Paula Blanchard states that Theodore F. Jewett (Sarah’s grandfather) moved into the Jewett house with his second wife, Olive Walker, soon after their marriage in 1821. Though Blanchard states that T. F. Jewett bought the house at that time, in fact the purchase was not completed until 1839, and SPNEA research suggests that Theodore Furber Jewett rented the property from John Haggens's estate at first. The house did not change hands legally (by deed) until 1839. On May 27, 1839, Thomas Jewett (Sarah’s uncle) purchased from Nancy Haggens and the estate of John Haggens several parcels of property (York Deeds 164:267). On the same day, Thomas sold the "mansion house" and lot to his brother, Theodore (York Deeds 164:269).Jewett’s literary beginnings
Jewett’s first two published works appeared in The Flag of the Union and Our Young Folks, when she was 18. Her third publication, “Mr. Bruce,” a short story, appeared in Atlantic Monthly when she was 19.
Jewett’s works -- corrections
Old Friends and New - 1879
Country By-Ways - 1881
Tales of New England - 1890
The Country of the Pointed Firs - 1896
There was no “series of stories of the nations,” but in 1887, Jewett published The Story of the Normans, a volume in a series of “stories of the nations” school texts.

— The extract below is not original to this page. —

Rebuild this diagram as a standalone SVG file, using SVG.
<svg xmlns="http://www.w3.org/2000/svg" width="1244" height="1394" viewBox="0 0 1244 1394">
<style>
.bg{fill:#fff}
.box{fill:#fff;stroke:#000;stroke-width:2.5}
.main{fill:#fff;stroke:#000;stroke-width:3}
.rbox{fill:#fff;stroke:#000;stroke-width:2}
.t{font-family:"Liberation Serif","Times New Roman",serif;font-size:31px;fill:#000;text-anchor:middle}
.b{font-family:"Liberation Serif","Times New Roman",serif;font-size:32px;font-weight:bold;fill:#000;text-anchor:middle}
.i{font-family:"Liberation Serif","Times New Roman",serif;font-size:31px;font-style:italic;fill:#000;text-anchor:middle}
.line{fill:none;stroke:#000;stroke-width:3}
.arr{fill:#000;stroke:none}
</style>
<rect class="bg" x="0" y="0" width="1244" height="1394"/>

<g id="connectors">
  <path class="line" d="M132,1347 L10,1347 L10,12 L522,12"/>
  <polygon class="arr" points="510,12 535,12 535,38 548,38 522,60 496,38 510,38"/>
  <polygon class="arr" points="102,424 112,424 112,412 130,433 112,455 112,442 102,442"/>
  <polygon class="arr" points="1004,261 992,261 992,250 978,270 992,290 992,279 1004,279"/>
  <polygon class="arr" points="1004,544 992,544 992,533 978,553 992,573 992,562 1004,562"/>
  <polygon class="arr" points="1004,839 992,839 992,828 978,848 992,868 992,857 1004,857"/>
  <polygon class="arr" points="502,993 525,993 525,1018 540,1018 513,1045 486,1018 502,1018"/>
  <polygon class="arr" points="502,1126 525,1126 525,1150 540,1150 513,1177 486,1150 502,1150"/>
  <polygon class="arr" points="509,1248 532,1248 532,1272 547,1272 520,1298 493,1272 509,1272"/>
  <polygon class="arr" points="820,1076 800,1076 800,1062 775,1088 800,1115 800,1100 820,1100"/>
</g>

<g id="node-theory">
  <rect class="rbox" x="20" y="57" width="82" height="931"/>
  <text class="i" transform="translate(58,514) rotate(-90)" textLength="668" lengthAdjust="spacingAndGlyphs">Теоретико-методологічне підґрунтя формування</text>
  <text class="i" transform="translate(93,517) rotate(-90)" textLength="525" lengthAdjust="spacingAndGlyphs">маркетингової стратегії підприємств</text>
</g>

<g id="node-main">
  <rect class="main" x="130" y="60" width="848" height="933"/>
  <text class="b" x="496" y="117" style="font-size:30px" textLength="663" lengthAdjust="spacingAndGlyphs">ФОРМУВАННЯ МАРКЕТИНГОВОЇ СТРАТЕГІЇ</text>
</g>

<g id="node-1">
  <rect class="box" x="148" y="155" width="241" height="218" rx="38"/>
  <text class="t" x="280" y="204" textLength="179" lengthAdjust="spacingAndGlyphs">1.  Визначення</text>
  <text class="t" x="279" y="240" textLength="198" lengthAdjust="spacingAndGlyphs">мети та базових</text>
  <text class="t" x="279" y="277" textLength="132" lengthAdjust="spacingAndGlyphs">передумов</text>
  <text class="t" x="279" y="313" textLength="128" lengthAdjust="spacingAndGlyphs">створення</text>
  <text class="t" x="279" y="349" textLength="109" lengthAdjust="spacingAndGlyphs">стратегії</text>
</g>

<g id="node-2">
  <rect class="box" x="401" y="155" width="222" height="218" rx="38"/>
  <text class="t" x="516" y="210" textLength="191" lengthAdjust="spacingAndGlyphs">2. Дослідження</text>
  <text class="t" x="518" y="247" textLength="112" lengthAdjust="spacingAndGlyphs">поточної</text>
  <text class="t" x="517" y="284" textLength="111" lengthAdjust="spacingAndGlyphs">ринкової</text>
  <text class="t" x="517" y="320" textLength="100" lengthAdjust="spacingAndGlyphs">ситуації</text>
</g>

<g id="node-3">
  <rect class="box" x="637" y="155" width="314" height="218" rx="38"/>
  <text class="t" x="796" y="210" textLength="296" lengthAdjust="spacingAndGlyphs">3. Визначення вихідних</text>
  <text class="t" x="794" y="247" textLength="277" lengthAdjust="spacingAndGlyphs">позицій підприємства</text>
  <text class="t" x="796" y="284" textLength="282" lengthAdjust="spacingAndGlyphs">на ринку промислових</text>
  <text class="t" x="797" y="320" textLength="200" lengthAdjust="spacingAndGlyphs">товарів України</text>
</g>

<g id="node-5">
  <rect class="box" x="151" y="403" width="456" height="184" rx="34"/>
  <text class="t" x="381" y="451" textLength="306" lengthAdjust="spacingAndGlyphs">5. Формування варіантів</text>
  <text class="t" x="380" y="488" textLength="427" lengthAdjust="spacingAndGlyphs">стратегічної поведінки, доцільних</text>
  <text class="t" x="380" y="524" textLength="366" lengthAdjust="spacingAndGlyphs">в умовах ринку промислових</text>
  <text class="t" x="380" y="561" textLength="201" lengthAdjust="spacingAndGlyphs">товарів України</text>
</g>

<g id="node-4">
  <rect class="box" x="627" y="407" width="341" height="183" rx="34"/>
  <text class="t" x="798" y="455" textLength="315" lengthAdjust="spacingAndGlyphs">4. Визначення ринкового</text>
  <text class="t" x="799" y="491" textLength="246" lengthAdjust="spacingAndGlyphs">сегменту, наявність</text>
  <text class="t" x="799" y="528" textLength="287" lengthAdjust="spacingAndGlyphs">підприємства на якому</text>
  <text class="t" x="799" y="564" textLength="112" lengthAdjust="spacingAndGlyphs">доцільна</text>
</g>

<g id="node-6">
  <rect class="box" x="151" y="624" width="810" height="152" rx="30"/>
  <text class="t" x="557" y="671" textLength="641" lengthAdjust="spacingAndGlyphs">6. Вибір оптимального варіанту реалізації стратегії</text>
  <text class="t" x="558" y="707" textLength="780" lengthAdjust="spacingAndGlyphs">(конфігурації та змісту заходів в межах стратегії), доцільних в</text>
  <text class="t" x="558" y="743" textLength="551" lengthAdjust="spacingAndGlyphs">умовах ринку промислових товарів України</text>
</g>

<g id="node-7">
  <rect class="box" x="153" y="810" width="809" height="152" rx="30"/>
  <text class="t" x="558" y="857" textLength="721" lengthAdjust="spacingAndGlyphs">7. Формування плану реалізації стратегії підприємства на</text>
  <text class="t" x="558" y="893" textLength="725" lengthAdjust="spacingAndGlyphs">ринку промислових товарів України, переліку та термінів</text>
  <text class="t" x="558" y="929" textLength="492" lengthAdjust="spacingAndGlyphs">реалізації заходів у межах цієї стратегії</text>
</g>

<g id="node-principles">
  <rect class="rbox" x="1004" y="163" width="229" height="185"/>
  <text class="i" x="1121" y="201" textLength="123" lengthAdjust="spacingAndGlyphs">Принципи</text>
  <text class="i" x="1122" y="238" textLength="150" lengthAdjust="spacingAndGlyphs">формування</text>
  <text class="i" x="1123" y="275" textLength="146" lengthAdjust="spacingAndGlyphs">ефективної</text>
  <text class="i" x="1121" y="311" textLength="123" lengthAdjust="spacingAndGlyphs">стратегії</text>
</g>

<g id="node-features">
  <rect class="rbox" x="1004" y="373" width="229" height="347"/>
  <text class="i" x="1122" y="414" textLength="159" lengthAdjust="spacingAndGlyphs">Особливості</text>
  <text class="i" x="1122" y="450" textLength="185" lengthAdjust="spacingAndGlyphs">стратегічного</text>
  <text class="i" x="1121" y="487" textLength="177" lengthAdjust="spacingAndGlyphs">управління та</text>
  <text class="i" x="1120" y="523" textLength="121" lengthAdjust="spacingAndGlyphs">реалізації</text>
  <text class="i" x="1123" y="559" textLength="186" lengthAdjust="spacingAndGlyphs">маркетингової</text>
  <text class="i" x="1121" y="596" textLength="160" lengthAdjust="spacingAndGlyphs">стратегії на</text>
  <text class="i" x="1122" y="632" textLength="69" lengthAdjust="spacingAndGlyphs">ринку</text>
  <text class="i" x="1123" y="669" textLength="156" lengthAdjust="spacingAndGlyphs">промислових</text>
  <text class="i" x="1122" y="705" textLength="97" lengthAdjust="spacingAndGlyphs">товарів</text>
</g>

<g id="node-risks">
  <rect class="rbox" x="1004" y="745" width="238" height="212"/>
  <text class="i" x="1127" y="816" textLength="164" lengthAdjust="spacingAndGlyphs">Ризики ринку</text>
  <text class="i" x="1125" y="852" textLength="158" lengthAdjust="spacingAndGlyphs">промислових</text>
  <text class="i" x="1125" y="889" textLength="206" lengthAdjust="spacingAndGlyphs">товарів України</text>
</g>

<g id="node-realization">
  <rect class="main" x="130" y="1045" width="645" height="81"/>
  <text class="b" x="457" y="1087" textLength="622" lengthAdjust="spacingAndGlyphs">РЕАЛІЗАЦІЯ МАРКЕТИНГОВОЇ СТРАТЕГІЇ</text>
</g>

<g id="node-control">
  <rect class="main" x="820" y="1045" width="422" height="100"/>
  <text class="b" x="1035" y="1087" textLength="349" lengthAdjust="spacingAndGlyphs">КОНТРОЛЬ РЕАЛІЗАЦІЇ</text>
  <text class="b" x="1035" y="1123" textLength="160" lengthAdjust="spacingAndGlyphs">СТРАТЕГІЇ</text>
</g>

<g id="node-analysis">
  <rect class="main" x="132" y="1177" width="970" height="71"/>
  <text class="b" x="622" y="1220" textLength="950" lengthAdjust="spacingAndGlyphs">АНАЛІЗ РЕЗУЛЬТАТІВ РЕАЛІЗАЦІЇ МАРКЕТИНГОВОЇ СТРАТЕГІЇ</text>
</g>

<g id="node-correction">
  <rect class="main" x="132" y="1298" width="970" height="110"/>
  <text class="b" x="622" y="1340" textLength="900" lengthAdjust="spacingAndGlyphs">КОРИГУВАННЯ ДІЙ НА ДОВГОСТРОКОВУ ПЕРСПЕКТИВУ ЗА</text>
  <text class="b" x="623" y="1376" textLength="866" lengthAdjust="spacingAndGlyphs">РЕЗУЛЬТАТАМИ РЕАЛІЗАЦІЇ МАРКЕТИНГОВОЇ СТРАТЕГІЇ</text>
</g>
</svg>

from “Boston Gossip of Latest Books”
New York Times, 3 July 1909.
Book Review, p. 421.
The lamented death of Miss Sarah Orne Jewett takes away from earth a soul as sweet, a heart as gentle as ever guided a pen. She drew her own portrait in her gentlewomen, young and old, and should her biography be written she can best be described in her own phrases. So far as human vision could discern, she attained her own idea in grace, courtesy, and charity. When the Atlantic was giving those dinners to which ladies were admitted, it was amusing to hear men, after being sufficiently voluble in praise of others, hesitate when they came to her name, and to see how many of them were satisfied with crying, “ But Miss Jewett!” with an ecstatic expression. No woman dissented. She charmed all. Her epitaph should be “How good! how kind! and she is gone!” She had not been quite well since the accident of which there was a rumor some years ago, but illness and pain were borne with dignified sweetness which left no unlovely memory in any mind, and will never be forgotten by those to whom glimpses of it were granted.